El incidente con un miembro de la Corte y una escuadra de Exterminadores Imperiales había enseñado a los hermanos una dura lección sobre la prudencia y puntualidad. La imprudencia e impuntualidad del hermano menor había puesto en peligro sus planes, y ahora cada movimiento debía ser calculado con una precisión quirúrgica para evitar errores que pudieran comprometer sus objetivos.

Recobrando la atención, la figura misteriosa fijó su mirada en Arthur que se encontraba detrás de una ventana en forma de "O", en el tercer piso de un edificio de cinco plantas. Con una elegancia casi sin esfuerzo, levantó su brazo y extendió la palma de su mano hacia él. La figura comenzó a acumular energía, utilizando un mecanismo sutil pero poderoso para canalizar el viento y potenciar el efecto. Esta energía, cargada con un potencial explosivo, se fusionaba con los engranajes de su poder, creando una amenaza formidable que acechaba en la penumbra.

Arthur se encontraba en un estado crítico, atrapado en un abismo de caos y desesperación. La explosión lo había lanzado por los aires, y ahora el mundo que lo rodeaba parecía un torbellino interminable de fuego y humo. La confusión y el dolor lo abrumaban, nublando su vista y llenándolo de un cansancio profundo que amenazaba con consumirlo por completo. Cada sonido de explosión resonaba en su mente, como el eco de un martillo golpeando un yunque, cada uno más cercano y perturbador que el anterior.

Al mirar alrededor, vio los escombros de un edificio, reducido a una pila humeante de ruinas. El cielo nocturno, que antes se extendía sereno bajo la luz de la luna, había sido devorado por una oscuridad infernal, plagada de llamas y humo negro que se elevaba en un espectáculo aterrador. Con un esfuerzo titánico, intentó enfocar su mente, buscando su mochila, además preguntándose qué había causado la explosión que lo había lanzado tan lejos.

El dolor en su antebrazo quemado, el esguince en su pierna y las heridas en sus rodillas ardían como si el fuego lo consumiera por dentro, pero en medio de la agonía, logró avistar una pequeña plaza rodeada de callejones. Allí, en medio del caos, distinguió la figura imponente de un Caballero Ónix, uno de los guerreros más renombrados de Crimson, luchando con fiereza contra un Velocimántico. La presencia de un Caballero Ónix en un pueblo tan modesto era una señal escalofriante de la magnitud del conflicto que los rodeaba.

A su alrededor, mutantes y soldados de la Falange se enfrentaban en una batalla feroz. Los Grifos heridos, en su último acto de valentía, se lanzaban contra las hordas de mutantes, desgarrando y atravesando a los enemigos con garras afiladas. Los mutantes, con sus brazos grotescamente transformados en hojas afiladas, demostraban ser una amenaza formidable.

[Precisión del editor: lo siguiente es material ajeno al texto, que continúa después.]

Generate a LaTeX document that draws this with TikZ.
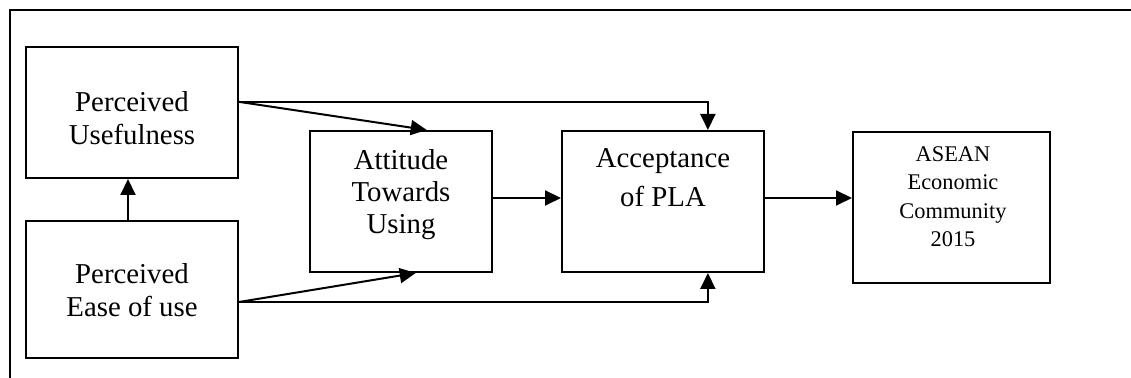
\documentclass[tikz,border=0pt]{standalone}
\usepackage{fontspec}
\setmainfont{Liberation Serif}
\usetikzlibrary{arrows.meta,calc}
\tikzset{
  box/.style={draw, line width=1pt, inner sep=0pt},
  txt/.style={align=center, inner sep=0pt, anchor=north, font=\fontsize{14.4}{16.5}\selectfont},
  link/.style={line width=1pt, -{Triangle[length=8pt,width=7.5pt]}},
}

\begin{document}
\begin{tikzpicture}[x=0.5pt,y=-0.5pt]
\useasboundingbox (0,0) rectangle (1131,378);

% frame
\draw[line width=0.6pt] (10,378) -- (10,10) -- (1131,10);

% boxes
\node[box, minimum width=106pt, minimum height=65.5pt] (pu) at (132,112.5) {};
\node[box, minimum width=106pt, minimum height=68.5pt] (pe) at (132,289.5) {};
\node[box, minimum width=91pt, minimum height=70.5pt] (atu) at (401,201.5) {};
\node[box, minimum width=101pt, minimum height=70.5pt] (apla) at (663,201.5) {};
\node[box, minimum width=98.5pt, minimum height=75.5pt] (aec) at (951.5,207.5) {};

% texts
\node[txt] (pu-txt) at (132,91) {Perceived\\Usefulness};
\node[txt] (pe-txt) at (132,263) {Perceived\\Ease of use};
\node[txt, font=\fontsize{14.4}{16}\selectfont] (atu-txt) at (401,149) {Attitude\\Towards\\Using};
\node[txt, font=\fontsize{14.4}{19.5}\selectfont] (apla-txt) at (663,148) {Acceptance\\of PLA};
\node[txt, font=\fontsize{11.2}{14.2}\selectfont] (aec-txt) at (953,146) {ASEAN\\Economic\\Community\\2015};

% links
\coordinate (pu-out) at ($(pu.north east)!0.42!(pu.south east)$);
\coordinate (pe-out) at ($(pe.north east)!0.59!(pe.south east)$);
\draw[link] ([xshift=-2pt]pe.north) -- ([xshift=-2pt]pu.south);
\draw[link] (pu-out) -- ($(atu.north west)!0.64!(atu.north east)$);
\draw[link] (pe-out) -- ($(atu.south west)!0.58!(atu.south east)$);
\draw[link] (pu-out) -| ($(apla.north west)!0.72!(apla.north east)$);
\draw[link] (pe-out) -| ($(apla.south west)!0.72!(apla.south east)$);
\draw[link] ([yshift=1.75pt]atu.east) coordinate (atu-out) -- (atu-out -| apla.west);
\draw[link] ([yshift=1.75pt]apla.east) coordinate (apla-out) -- (apla-out -| aec.west);
\end{tikzpicture}
\end{document}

Con gran esfuerzo, Arthur se arrastró hasta encontrar refugio en un lugar seguro, aunque vacío. El estanque de agua cercano le ofreció un alivio momentáneo para su antebrazo quemado. Sumergiéndolo en el agua fría, sintió una breve calma, aunque el dolor persistía, ahora mitigado en parte por la frescura del líquido. Al mirar hacia abajo, vio las gotas de sangre en el suelo, un recordatorio crudo de que había estado en movimiento a pesar de su estado.

Antes de perder completamente la consciencia, Arthur logró distinguir una silueta en la distancia, difusa entre el humo y las llamas. La visión de aquella figura en la penumbra le ofreció un último destello de esperanza, un hilo de luz en la oscuridad, mientras la debilidad lo arrastraba inexorablemente hacia el borde de la inconsciencia.